Justin Augat, Vice President of Marketing for iland: “As we have seen in 2020, it’s often the unplanned events that most challenge our preparation for change. This year, technology has played a role in helping us adapt to remote work and the ability to collaborate virtually. But just because technology has helped businesses adapt, it doesn’t mean that IT professionals haven’t had to overcome their own challenges. 

“The reality is that 2020 may also go down as the year in which the good and bad of IT have both been amplified. For example, IT organisations using cloud services before the pandemic were able to lean on their provider to support their changing business environment. However, organisations that managed their own infrastructure, and were burdened with a talent shortage prior to the lockdowns, likely saw that risk become more pronounced.

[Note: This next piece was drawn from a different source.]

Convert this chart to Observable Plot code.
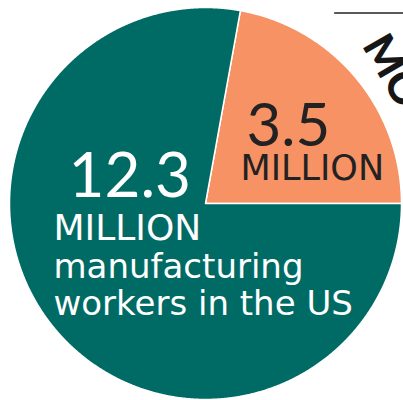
<!DOCTYPE html>
<html>
<head>
<meta charset="utf-8">
<script src="https://cdn.jsdelivr.net/npm/d3@7"></script>
<script src="https://cdn.jsdelivr.net/npm/@observablehq/plot@0.6"></script>
<style>
  html, body { margin: 0; padding: 0; background: #ffffff; overflow: hidden; }
  #chart svg { display: block; }
</style>
</head>
<body>
<div id="chart"></div>
<script>
// ---- data ----
const categories = ["manufacturing workers in the US", "highlighted group"];
const values = [12.3, 3.5];
const units = ["MILLION", "MILLION"];
const descLines = ["manufacturing", "workers in the US"];
const colors = ["#006b65", "#f69264"];
const headerFragment = "MO";

// ---- geometry of the pie (built from the values) ----
const total = d3.sum(values);
// the highlighted slice ends at 3 o'clock, the main slice continues clockwise
const order = [1, 0];
const offset = Math.PI / 2 - (values[1] / total) * 2 * Math.PI;
const arcs = d3.pie().sort(null).value(i => values[i])
  .startAngle(offset).endAngle(offset + 2 * Math.PI)(order);

const pt = a => [Math.sin(a), -Math.cos(a)];
const slices = {
  type: "FeatureCollection",
  features: arcs.map(a => {
    const n = Math.max(2, Math.ceil((a.endAngle - a.startAngle) / (Math.PI / 720)));
    const ring = [[0, 0]];
    for (let k = 0; k <= n; ++k) ring.push(pt(a.startAngle + (a.endAngle - a.startAngle) * k / n));
    ring.push([0, 0]);
    return {type: "Feature", properties: {category: categories[a.data], value: values[a.data]},
            geometry: {type: "Polygon", coordinates: [ring]}};
  })
};

const fmt = d3.format(".1f");
const numFont = "Lato";
const wordFont = "DejaVu Sans";
const ML = 9, MT = 7;

const chart = Plot.plot({
  width: 403,
  height: 400,
  marginLeft: ML, marginTop: MT, marginRight: 2, marginBottom: 1,
  projection: {type: "identity", domain: slices, clip: false},
  color: {domain: categories, range: colors},
  style: {fontFamily: numFont, background: "#ffffff", overflow: "hidden"},
  marks: [
    Plot.geo(slices.features, {fill: d => d.properties.category, stroke: "#ffffff", strokeWidth: 1.5}),
    // decorative header rule & fragment of the title (top right)
    Plot.geo([{type: "LineString", coordinates: [[0.66, -0.972], [1.05, -0.972]]}], {stroke: "#5a5a5a", strokeWidth: 2}),
    Plot.text([headerFragment], {frameAnchor: "top-left", dx: 361 - ML, dy: 45 - MT, rotate: 60,
      textAnchor: "start", lineAnchor: "bottom", fontSize: 43, fontWeight: 900, fill: "#161616"}),
    // main slice labels
    Plot.text([values[0]], {text: d => fmt(d), frameAnchor: "top-left", dx: 68 - ML, dy: 196 - MT,
      textAnchor: "start", lineAnchor: "bottom", fontSize: 62, fill: "#ffffff"}),
    Plot.text([units[0]], {frameAnchor: "top-left", dx: 53 - ML, dy: 239 - MT, fontFamily: wordFont,
      textAnchor: "start", lineAnchor: "bottom", fontSize: 36, fill: "#ffffff"}),
    Plot.text([descLines[0]], {frameAnchor: "top-left", dx: 53 - ML, dy: 277 - MT, fontFamily: wordFont,
      textAnchor: "start", lineAnchor: "bottom", fontSize: 34, fill: "#ffffff"}),
    Plot.text([descLines[1]], {frameAnchor: "top-left", dx: 53 - ML, dy: 314 - MT, fontFamily: wordFont,
      textAnchor: "start", lineAnchor: "bottom", fontSize: 34, fill: "#ffffff"}),
    // highlighted slice labels
    Plot.text([values[1]], {text: d => fmt(d), frameAnchor: "top-left", dx: 246 - ML, dy: 145 - MT,
      textAnchor: "start", lineAnchor: "bottom", fontSize: 60, fill: "#222222"}),
    Plot.text([units[1]], {frameAnchor: "top-left", dx: 240 - ML, dy: 179 - MT, fontFamily: wordFont,
      textAnchor: "start", lineAnchor: "bottom", fontSize: 35, fill: "#222222"})
  ]
});
document.getElementById("chart").append(chart);
</script>
</body>
</html>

“Turning the corner into 2021, we may see pandemic-related issues subside, but we are not likely to see the IT talent shortage reverse. As such, there are a few IT strategies that companies can employ today to reduce the impact of a skilled resource leaving the organisation:

  • Map your IT needs and priorities to associated resources. The fact is, few companies have mapped out their IT needs, prioritised them and identified the resource(s) capable of managing them. It is often left to a small team to manage or team lead (who, if left would be the point of failure). Mapping the skills needed to manage IT will help reduce the time to respond should any critical IT personnel leave the organisation.
  • Automate where possible. By automating more (backup, disaster recovery, etc.) and using common management tools, you can spread the ability to manage any single application across a larger population, thereby reducing the risk of a skills shortage.
  • Move to the cloud. The cloud immediately reduces single points of failure, including skill gaps, within your organisation. Whether moving applications to the cloud for production, or for backup and recovery, cloud services will manage the underlying infrastructure to keep your business moving.
  • Managed service. An obvious conclusion for organisations that are concerned with skill shortages. Managed service offers are comprehensive management – end-to-end – eliminating the need for a physical resource to manage IT. More importantly, managed service providers (and cloud providers) constantly work economies of scale of talent in your favour. So, if a critical employee leaves a managed service provider, the customer isn’t even aware of it. 

“As organisations look to the future, technology will continue to improve how we work. Working now to reduce the risk and dependency on the resources capable of managing that technology, will best position organisations for the opportunity ahead!”